Many saints have also withdrawn from public life for a period, or even for their whole lives. St Seraphim of Sarov lived as a hermit for 17 years before he was called to any public ministry. And in a sense Nelson Mandela’s 27 years in prison were a similar kind of preparation. He emerged with a kind of wisdom analogous to that of startsi, spiritual elders.

He may not have been a saint, in the formal sense, but perhaps he was the image of a saint, an icon of liberation and servant leadership.

4 Comments leave one →
  1. 6 December 2013 4:11 pm

    “Icon”, “saint” and even “heaven” and a “good person” all of these have different, distorted meanings outside of the context of the church and in the media in particular. Mandela was a great man and for the non-Christian masses he could easily be considered a “saint”.

    While it is a different story for us in the Church, I have to admit his repeated insistence to journalists that he was not a saint is the closest thing to any qualifications that might put him in that rank.

    Whatever the case, De mortuis nihil nisi bonum. May God grant him peace.

    • 9 December 2013 5:53 am

      Father bless, and thank you for your comments.

      Since Nelson Mandela was not an Orthodox Christian (I believe he was a Methodist) he could not really be seen by Orthodox Christians as a saint.

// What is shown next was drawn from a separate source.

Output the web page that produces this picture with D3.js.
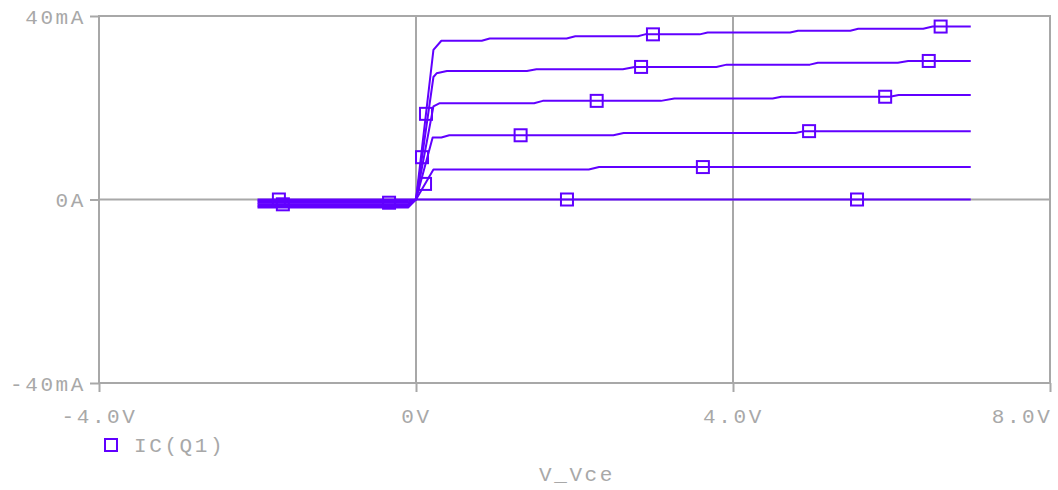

      I suppose the closest parallel we could come to in Orthodoxy is St Constantine, whose Edict of Milan 1700 years ago liberated Christians from persecution. It is uncertain whether he was actually baptised, and if he was, it was most probably by an Arian heretic. So there is a precedent for a secular ruler being regarded as an Orthodox saint.

      For Orthodox (and other Christians) in South Africa Mandela certainly brought religious freedom, as non-Dutch Reformed Christians were certainly persecuted and harrassed during the apartheid time, and our new constitution guarantees religious freedom.

      Our bishops asked all parishes in South Africa to hold memorial services for Nelson Mandela yesterday, which we did.